Losing credentials or log-in details to any platform or Infrastructure can be frustrating and can have a lot of consequences which is why we must protect our security credentials with all intentions.
Imagine losing credentials to your vault and you can't access your money
Never lost my ssh keys tho. So this article is a request from someone and I'm writing just to show a walk-through of how to recover missing Pem file to an AWS instance. let's go
RECOVERING ACCESS TO MY EC2 INSTANCE AFTER LOSING PEM FILE
For Pem file recovery to be possible, the lunched instance with the missing Pem file must be an EBS-Backed Instance because it is not possible on an instance backed by an instant store.
Assume that your instance with lost Pem file is "Lost pem server"
I. To confirm the backed-storage type
Click/Check the instance.
Select the “storage” tab.
II. Launch a Recovery Instance
Launch the “Recovery Instance” in the same AZ as the “Lost pem server”
To Launch a New Instance in the same Availability Zone as the instance(Lost pem server) with the missing Pem file….Make sure to check which AZ the instance is running(The above is running in us-east-2a).
Select the same network(VPC) and subnet as the old instance(Lost pem server).
III. Create key pair for the new instance(Recovery server) and connect to it using ssh. Be sure you can connect to the instance.
IV. Now stop the old instance(Lost pem server).
V. Detach the EBS volume connected to the “Lost pem server”.
Click on the instance with lost Pem and select the “Storage” Tab.

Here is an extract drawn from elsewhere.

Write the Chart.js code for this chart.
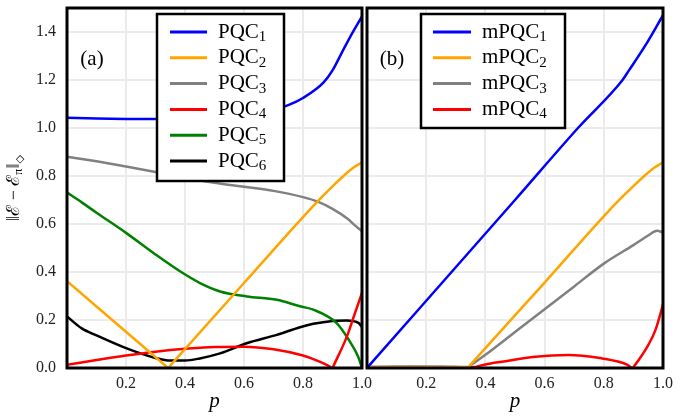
<!DOCTYPE html>
<html>
<head>
<meta charset="utf-8">
<script src="https://cdn.jsdelivr.net/npm/chart.js@4.4.1/dist/chart.umd.min.js"></script>
<style>
  html, body { margin: 0; padding: 0; background: #fff; }
  #wrap { position: relative; width: 684px; height: 418px; overflow: hidden; }
  .panel { position: absolute; top: 0; height: 418px; }
  #panelA { left: 0; width: 380px; }
  #panelB { left: 364px; width: 320px; }
</style>
</head>
<body>
<div id="wrap">
  <div class="panel" id="panelA"><canvas id="chartA"></canvas></div>
  <div class="panel" id="panelB"><canvas id="chartB"></canvas></div>
</div>
<script>
// ---- datos ----
// panel (a)
const pqc1P = [0, 0.1, 0.2, 0.3, 0.4, 0.5, 0.6, 0.7, 0.75, 0.8, 0.87, 0.9, 0.93, 0.96, 1.0];
const pqc1V = [1.043, 1.040, 1.038, 1.037, 1.037, 1.040, 1.050, 1.075, 1.095, 1.125, 1.19, 1.24, 1.31, 1.38, 1.465];

const pqc2P = [0, 0.333, 0.343, 0.353, 0.6, 0.8, 0.87, 0.9, 0.937, 0.97, 1.0];
const pqc2V = [0.362, 0.0106, 0, 0.0138, 0.354, 0.629, 0.72, 0.757, 0.80, 0.834, 0.857];

const pqc3P = [0, 0.1, 0.2, 0.3, 0.4, 0.5, 0.6, 0.7, 0.8, 0.85, 0.9, 0.95, 0.98, 1.0];
const pqc3V = [0.88, 0.861, 0.84, 0.817, 0.793, 0.772, 0.755, 0.738, 0.712, 0.693, 0.663, 0.623, 0.59, 0.57];

const pqc4P = [0, 0.1, 0.2, 0.3, 0.4, 0.5, 0.6, 0.7, 0.8, 0.85, 0.88, 0.895, 0.9, 0.905, 0.95, 0.976, 1.0];
const pqc4V = [0.013, 0.033, 0.052, 0.068, 0.08, 0.088, 0.089, 0.078, 0.052, 0.03, 0.013, 0.003, 0, 0.013, 0.135, 0.228, 0.313];

const pqc5P = [0, 0.05, 0.1, 0.2, 0.3, 0.383, 0.451, 0.519, 0.609, 0.711, 0.79, 0.835, 0.914, 0.959, 0.987, 1.0];
const pqc5V = [0.731, 0.69, 0.647, 0.563, 0.473, 0.403, 0.354, 0.319, 0.298, 0.284, 0.257, 0.243, 0.187, 0.11, 0.047, 0];

const pqc6P = [0, 0.05, 0.1, 0.2, 0.3, 0.35, 0.4, 0.45, 0.519, 0.609, 0.711, 0.79, 0.835, 0.9, 0.948, 0.988, 1.0];
const pqc6V = [0.215, 0.165, 0.136, 0.083, 0.042, 0.031, 0.031, 0.04, 0.061, 0.103, 0.138, 0.17, 0.184, 0.196, 0.198, 0.188, 0.17];

// panel (b)
const mpqc1P = [0, 0.5, 0.715, 0.862, 0.885, 0.941, 1.0];
const mpqc1V = [0, 0.70, 1.003, 1.198, 1.24, 1.345, 1.47];

const mpqc2P = [0, 0.1, 0.2, 0.3, 0.342, 0.352, 0.6, 0.817, 0.87, 0.9, 0.937, 0.97, 1.0];
const mpqc2V = [0.003, 0.003, 0.003, 0.003, 0.003, 0.017, 0.356, 0.655, 0.722, 0.758, 0.80, 0.834, 0.857];

const mpqc3P = [0, 0.1, 0.2, 0.3, 0.342, 0.352, 0.4, 0.5, 0.6, 0.7, 0.8, 0.9, 0.95, 0.98, 1.0];
const mpqc3V = [0.005, 0.006, 0.006, 0.005, 0.004, 0.013, 0.055, 0.15, 0.245, 0.34, 0.435, 0.512, 0.552, 0.572, 0.565];

const mpqc4P = [0, 0.1, 0.15, 0.2, 0.25, 0.3, 0.354, 0.4, 0.455, 0.568, 0.681, 0.794, 0.851, 0.88, 0.896, 0.905, 0.93, 0.95, 0.975, 1.0];
const mpqc4V = [0.002, 0.002, 0.004, 0.001, 0.004, 0.002, 0.003, 0.015, 0.026, 0.047, 0.054, 0.04, 0.026, 0.013, 0, 0.012, 0.055, 0.095, 0.16, 0.264];

const labelsA = ['PQC_1', 'PQC_2', 'PQC_3', 'PQC_4', 'PQC_5', 'PQC_6'];
const labelsB = ['mPQC_1', 'mPQC_2', 'mPQC_3', 'mPQC_4'];
const colores = ['#0000ff', '#ffa500', '#808080', '#ff0000', '#008000', '#000000'];

const serif = "'Liberation Serif', 'DejaVu Serif', serif";

function puntos(ps, vs) {
    return ps.map((p, i) => ({ x: p, y: vs[i] }));
}

function serie(label, color, ps, vs) {
    return {
        label: label,
        data: puntos(ps, vs),
        borderColor: color,
        backgroundColor: color,
        borderWidth: 2.5,
        pointRadius: 0,
        fill: false,
        cubicInterpolationMode: 'monotone'
    };
}

// marco negro alrededor del area
const marco = {
    id: 'marco',
    afterDatasetsDraw(chart) {
        const a = chart.chartArea, ctx = chart.ctx;
        ctx.save();
        ctx.strokeStyle = '#000';
        ctx.lineWidth = 3;
        ctx.strokeRect(a.left, a.top, a.right - a.left, a.bottom - a.top);
        ctx.restore();
    }
};

// leyenda dentro del grafico, con subindices
const leyenda = {
    id: 'leyenda',
    afterDraw(chart, args, o) {
        const ctx = chart.ctx;
        ctx.save();
        ctx.fillStyle = '#fff';
        ctx.fillRect(o.x, o.y, o.w, o.h);
        ctx.strokeStyle = '#000';
        ctx.lineWidth = 2.5;
        ctx.strokeRect(o.x, o.y, o.w, o.h);
        chart.data.datasets.forEach((ds, i) => {
            const y = o.rowY + i * o.rowGap;
            ctx.strokeStyle = ds.borderColor;
            ctx.lineWidth = 3;
            ctx.beginPath();
            ctx.moveTo(o.lineX, y);
            ctx.lineTo(o.lineX + o.lineLen, y);
            ctx.stroke();
            const partes = ds.label.split('_');
            ctx.fillStyle = '#000';
            ctx.textAlign = 'left';
            ctx.textBaseline = 'middle';
            ctx.font = '21px ' + serif;
            ctx.fillText(partes[0], o.textX, y);
            const w = ctx.measureText(partes[0]).width;
            ctx.font = '15px ' + serif;
            ctx.fillText(partes[1], o.textX + w, y + 5);
        });
        // etiqueta del panel
        ctx.fillStyle = '#000';
        ctx.font = '21px ' + serif;
        ctx.textAlign = 'center';
        ctx.textBaseline = 'middle';
        ctx.fillText(o.tag, o.tagX, o.tagY);
        ctx.restore();
    }
};

// titulo del eje y: ||E - E_pi||_diamond
const tituloY = {
    id: 'tituloY',
    afterDraw(chart, args, o) {
        if (!o.show) return;
        const ctx = chart.ctx;
        const partes = [
            { t: '‖ℰ − ℰ', s: 18, d: 0 },
            { t: 'π', s: 12, d: 5 },
            { t: '‖', s: 18, d: 0 },
            { t: '◇', s: 11, d: 6 }
        ];
        let total = 0;
        partes.forEach(p => {
            ctx.font = p.s + 'px ' + serif;
            p.w = ctx.measureText(p.t).width;
            total += p.w;
        });
        ctx.save();
        ctx.translate(o.x, o.y);
        ctx.rotate(-Math.PI / 2);
        ctx.fillStyle = '#000';
        ctx.textAlign = 'left';
        ctx.textBaseline = 'middle';
        let x = -total / 2;
        partes.forEach(p => {
            ctx.font = p.s + 'px ' + serif;
            ctx.fillText(p.t, x, p.d);
            x += p.w;
        });
        ctx.restore();
    }
};

function ejes(conY) {
    return {
        x: {
            type: 'linear',
            min: 0,
            max: 1,
            ticks: {
                stepSize: 0.2,
                padding: 6,
                color: '#222',
                font: { family: serif, size: 16 },
                callback: v => v.toFixed(1)
            },
            afterBuildTicks: s => { s.ticks = s.ticks.filter(t => t.value > 0.01); },
            grid: { color: '#ebebeb', lineWidth: 2, drawTicks: false },
            border: { display: false },
            title: {
                display: true,
                text: 'p',
                color: '#000',
                font: { family: serif, size: 21, style: 'italic' },
                padding: { top: 0, bottom: 4 }
            },
            afterFit: s => { s.height = 50; s.paddingLeft = 0; s.paddingRight = 0; }
        },
        y: {
            min: 0,
            max: 1.5,
            ticks: {
                display: conY,
                stepSize: 0.2,
                padding: 11,
                color: '#222',
                font: { family: serif, size: 16 },
                callback: v => v.toFixed(1)
            },
            afterBuildTicks: s => { s.ticks = s.ticks.filter(t => t.value < 1.45); },
            grid: { color: '#ebebeb', lineWidth: 2, drawTicks: false },
            border: { display: false },
            afterFit: s => { s.width = conY ? 67 : 0; s.paddingTop = 0; s.paddingBottom = 0; }
        }
    };
}

const ctxA = document.getElementById('chartA').getContext('2d');
const chartA = new Chart(ctxA, {
    type: 'line',
    data: {
        datasets: [
            serie(labelsA[0], colores[0], pqc1P, pqc1V),
            serie(labelsA[1], colores[1], pqc2P, pqc2V),
            serie(labelsA[2], colores[2], pqc3P, pqc3V),
            serie(labelsA[3], colores[3], pqc4P, pqc4V),
            serie(labelsA[4], colores[4], pqc5P, pqc5V),
            serie(labelsA[5], colores[5], pqc6P, pqc6V)
        ]
    },
    options: {
        responsive: true,
        maintainAspectRatio: false,
        animation: false,
        layout: { padding: { left: 0, right: 18, top: 8, bottom: 0 } },
        scales: ejes(true),
        plugins: {
            legend: { display: false },
            tooltip: { enabled: false },
            leyenda: {
                x: 157, y: 14, w: 127, h: 167,
                rowY: 32, rowGap: 25.8,
                lineX: 170, lineLen: 37, textX: 218,
                tag: '(a)', tagX: 92, tagY: 59
            },
            tituloY: { show: true, x: 14, y: 188 }
        }
    },
    plugins: [marco, leyenda, tituloY]
});

const ctxB = document.getElementById('chartB').getContext('2d');
const chartB = new Chart(ctxB, {
    type: 'line',
    data: {
        datasets: [
            serie(labelsB[0], colores[0], mpqc1P, mpqc1V),
            serie(labelsB[1], colores[1], mpqc2P, mpqc2V),
            serie(labelsB[2], colores[2], mpqc3P, mpqc3V),
            serie(labelsB[3], colores[3], mpqc4P, mpqc4V)
        ]
    },
    options: {
        responsive: true,
        maintainAspectRatio: false,
        animation: false,
        layout: { padding: { left: 3, right: 21, top: 8, bottom: 0 } },
        scales: ejes(false),
        plugins: {
            legend: { display: false },
            tooltip: { enabled: false },
            leyenda: {
                x: 57, y: 14, w: 144, h: 114,
                rowY: 32, rowGap: 25.8,
                lineX: 69, lineLen: 38, textX: 118,
                tag: '(b)', tagX: 28, tagY: 59
            },
            tituloY: { show: false }
        }
    },
    plugins: [marco, leyenda, tituloY]
});
</script>
</body>
</html>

Scroll down to blocked devices and click on the ID for the Root Device. In my case, the root device is dev/sda1.
Make sure the Root Storage is still selected, then click on Action
Finally, select “Detach volume”
- Go to “volumes” under EBS(Elastic Block Store) and select the volume you previously detached from the “Lost pem server”
- Select the volume and click “Action”
- Select “Attach Volume”.
- Select the recovery server(Recovery Server).
VI. Go back to the shh terminal to the “Recovery server” and check the EBS volume
NOTE: The attached EBS volume won’t mount automatically, so you have to mount it.
- Go to your terminal and ssh into the Recovery server. In my case, I’m using WSL in visual studio.
Enter the following commands
I. Optionally: you might want to copy the pem file from where it is to the .ssh folder
cp /mnt/c/Users/YourName/desktop/pem/recovery.pem ~/.ssh/recovery.pem
II. Connect to the instance using SSH
III. To check the list of storage on the device to see if the attached EBS was mounted or not. Though it doesn’t mount automatically.
lsblk
NOTE: The attached EBS(XVDF) has not been mounted to any path as you can see in the screenshot above.
IV. Also, confirm that the attached EBS is not empty because u can’t mount an empty EBS.
sudo file -s /dev/xvdf
Output: /dev/xvdf: DOS/MBR boot sector, extended partition table (last)
Output like this means the drive is not empty, so you can go ahead and mount.
V. Create a temporary directory to mount the EBS volume(for the Lost pem server) in the Recovery server.
sudo mkdir /mnt/tempvolume
The path = /mnt/tempvolume
VI. Mount the storage on path /mnt/tempvolume. Mount the drive with a number at the end “/dev/xvdf1”
/dev/xvdf1 is the disk to be mounted.
sudo mount /dev/xvdf1 /mnt/tempvolume
VII. Check if the EBS has mounted
lsblk
To check the list of storage on the device again.
VIII. Copy the SSH key of your “Recovery server” into the attached drive belonging to the “Lost pem server”
cp .ssh/authorized_keys /mnt/tempvolume/home/ubuntu/.ssh/
NOTE: Ubuntu in path /mnt/tempvolume/home/ubuntu/.ssh/ is the server name, it can be ec2-user if u launched linux server.
IX. Check the list of contents in the temporary location on the storage you copied the key to.
ls -lah /mnt/tempvolume/home/ubuntu/.ssh/
The key “Authozied_keys” is now in the folder you copied it to.
X. Unmount the attached storage from the “Recovery server so you can attach it back to the “Lost pem server”.
sudo umount /mnt/tempvolume/
XI. Check if the disk has unmounted.
lsblk
The mount point of /dev/xvdf1 is no longer /mnt/tempvolume
XII. Now detach the attached “Lost pem EBS” from the “Recovery server” to attach it back to its original server “Lost pem server”.
XIII. Attached the EBS to the “Lost pem server” and edit the name to /dev/sda1 and save.
To confirm the time the EBS was attached, check “Attachment time”
XIV. Connect to the “Lost pem server” with the key of the “Recovery Server”.
ssh -i "ggfgvfv.pem" ubuntu@ec2-3-145-xxx-92.us-east-2.compute.amazonaws.com
XV. Connect to the “Lost pem server” with the key of the “Recovery Server”.
NOTE: Don’t forget to terminate the instance if it’s not a free tier instance to avoid extra cost.